** BEGIN Data provided **

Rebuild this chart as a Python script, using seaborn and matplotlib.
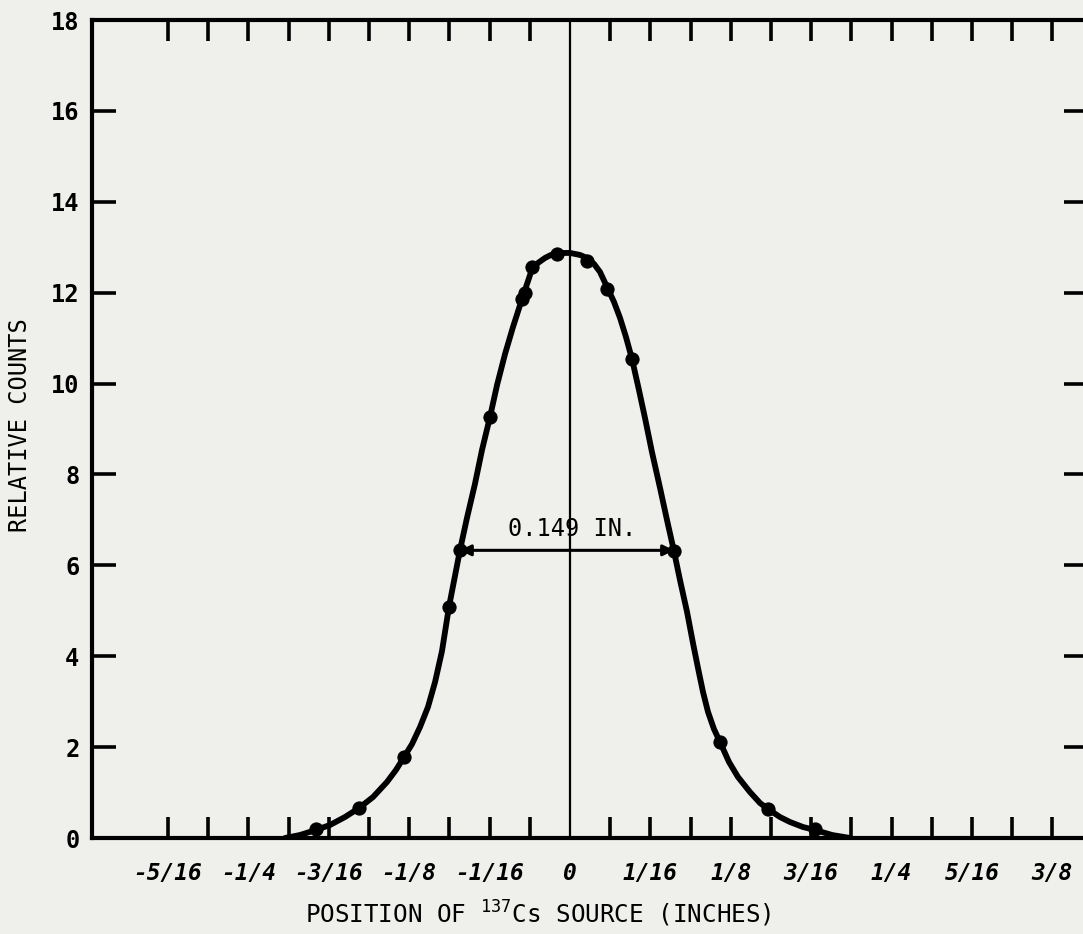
import numpy as np
import pandas as pd
import matplotlib
matplotlib.use('Agg')
import matplotlib.pyplot as plt
from matplotlib.ticker import FixedLocator
import seaborn as sns

#%% data
# measured points: source position (inches) and relative counts
pos_in = [-0.1974, -0.1640, -0.1290, -0.0941, -0.0855, -0.0622, -0.0373, -0.0350,
          -0.0295, -0.0101, 0.0132, 0.0288, 0.0482, 0.0808, 0.1166, 0.1539, 0.1905]
counts = [0.20, 0.66, 1.78, 5.08, 6.34, 9.26, 11.86, 11.99,
          12.57, 12.85, 12.70, 12.08, 10.54, 6.32, 2.11, 0.64, 0.20]

# hand drawn curve through the points
curve_pos = [-0.2215, -0.2099, -0.1975, -0.1866, -0.1749, -0.1640, -0.1531, -0.1423,
             -0.1353, -0.1290, -0.1228, -0.1166, -0.1104, -0.1049, -0.0995, -0.0941,
             -0.0855, -0.0801, -0.0739, -0.0684, -0.0622, -0.0567, -0.0505, -0.0443,
             -0.0373, -0.0334, -0.0295, -0.0249, -0.0194, -0.0148, -0.0101, -0.0047,
             0.0, 0.0078, 0.0132, 0.0187, 0.0233, 0.0288, 0.0342, 0.0389,
             0.0435, 0.0482, 0.0536, 0.0583, 0.0637, 0.0700, 0.0754, 0.0808,
             0.0855, 0.0910, 0.0956, 0.0995, 0.1034, 0.1073, 0.1119, 0.1166,
             0.1236, 0.1306, 0.1399, 0.1477, 0.1539, 0.1632, 0.1710, 0.1811,
             0.1905, 0.2037, 0.2177]
curve_counts = [0.000, 0.066, 0.176, 0.286, 0.462, 0.660, 0.902, 1.232,
                1.496, 1.782, 2.068, 2.442, 2.883, 3.433, 4.115, 5.084,
                6.338, 7.042, 7.790, 8.539, 9.265, 9.969, 10.651, 11.246,
                11.862, 12.192, 12.522, 12.654, 12.764, 12.830, 12.852, 12.874,
                12.874, 12.830, 12.764, 12.632, 12.456, 12.126, 11.796, 11.444,
                11.026, 10.541, 9.859, 9.243, 8.495, 7.702, 6.998, 6.316,
                5.678, 4.974, 4.291, 3.741, 3.213, 2.773, 2.399, 2.113,
                1.673, 1.342, 1.012, 0.770, 0.638, 0.462, 0.352, 0.242,
                0.176, 0.066, 0.000]

# half maximum width marker
fwhm_left = -0.0855
fwhm_right = 0.0808
fwhm_level = 6.33
fwhm_text = '0.149 IN.'

xtick_sixteenths = [-5, -4, -3, -2, -1, 0, 1, 2, 3, 4, 5, 6]
xtick_labels = ['-5/16', '-1/4', '-3/16', '-1/8', '-1/16', '0',
                '1/16', '1/8', '3/16', '1/4', '5/16', '3/8']
# tick marks every 1/32 in., none at 0 where the centre line is
xtick_marks = [k for k in range(-10, 13) if k != 0]
yticks = [0, 2, 4, 6, 8, 10, 12, 14, 16, 18]

df_pts = pd.DataFrame({'pos': pos_in, 'counts': counts})
df_curve = pd.DataFrame({'pos': curve_pos, 'counts': curve_counts})

#%% style
bg = '#efefec'
sns.set_style('white')
plt.rcParams['font.family'] = ['DejaVu Sans Mono', 'DejaVu Sans']
plt.rcParams['mathtext.fontset'] = 'custom'
plt.rcParams['mathtext.rm'] = 'DejaVu Sans Mono'
plt.rcParams['mathtext.default'] = 'rm'
for key in ['text.color', 'axes.labelcolor', 'xtick.color', 'ytick.color']:
    plt.rcParams[key] = 'black'

fig = plt.figure(figsize=(10.83, 9.34), dpi=100, facecolor=bg)
ax = fig.add_axes([92/1083, 96/934, 996/1083, 818/934])
ax.set_facecolor(bg)

#%% plot
ax.plot([0, 0], [0, 18], color='black', lw=1.6, zorder=1)
sns.lineplot(data=df_curve, x='pos', y='counts', sort=False, color='black',
             lw=4.2, ax=ax, zorder=3)
sns.scatterplot(data=df_pts, x='pos', y='counts', color='black', s=90,
                edgecolor='black', ax=ax, zorder=4)

ax.annotate('', xy=(fwhm_left, fwhm_level), xytext=(fwhm_right, fwhm_level),
            arrowprops=dict(arrowstyle='<|-|>', color='black', lw=2.2,
                            mutation_scale=16, shrinkA=0, shrinkB=0), zorder=2)
ax.text((fwhm_left + fwhm_right)/2 + 0.004, fwhm_level + 0.2, fwhm_text,
        ha='center', va='bottom', fontsize=17, color='black')

#%% axes
ax.set_xlim(-0.3716, 0.4027)
ax.set_ylim(0, 18)
ax.xaxis.remove_overlapping_locs = False
ax.set_xticks([k/16 for k in xtick_sixteenths])
ax.set_xticklabels(xtick_labels, fontsize=16.5, style='oblique', weight='bold')
ax.xaxis.set_minor_locator(FixedLocator([k/32 for k in xtick_marks]))
ax.set_yticks(yticks)
ax.set_yticklabels([str(v) for v in yticks], fontsize=17, weight='bold')
ax.tick_params(axis='x', which='major', length=0, top=False, bottom=True, pad=17)
ax.tick_params(axis='x', which='minor', direction='in', length=15, width=2.6,
               top=True, bottom=True, color='black')
ax.tick_params(axis='y', which='both', direction='in', length=17, width=2.6,
               left=True, right=True, pad=9, color='black')
for s in ax.spines.values():
    s.set_linewidth(3)
    s.set_color('black')

ax.set_xlabel(r'POSITION OF $^{137}$Cs SOURCE (INCHES)', fontsize=17.5)
ax.xaxis.set_label_coords(0.448, -0.074)
ax.xaxis.label.set_va('top')
ax.set_ylabel('RELATIVE COUNTS', fontsize=17)
ax.yaxis.set_label_coords(-0.06, 0.505)

plt.savefig('out.png', dpi=100, facecolor=bg)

** END Data provided **

● **Given instruction**:
Give again, word for word, every line from the top of the data through the line with "12.57, 12.85, 12.70, 12.08, 10.54, 6.32, 2.11, 0.64, 0.20]", both ends included, and exclude the pictures.

● **Response to the task**:
Rebuild this chart as a Python script, using seaborn and matplotlib.
import numpy as np
import pandas as pd
import matplotlib
matplotlib.use('Agg')
import matplotlib.pyplot as plt
from matplotlib.ticker import FixedLocator
import seaborn as sns

#%% data
# measured points: source position (inches) and relative counts
pos_in = [-0.1974, -0.1640, -0.1290, -0.0941, -0.0855, -0.0622, -0.0373, -0.0350,
          -0.0295, -0.0101, 0.0132, 0.0288, 0.0482, 0.0808, 0.1166, 0.1539, 0.1905]
counts = [0.20, 0.66, 1.78, 5.08, 6.34, 9.26, 11.86, 11.99,
          12.57, 12.85, 12.70, 12.08, 10.54, 6.32, 2.11, 0.64, 0.20]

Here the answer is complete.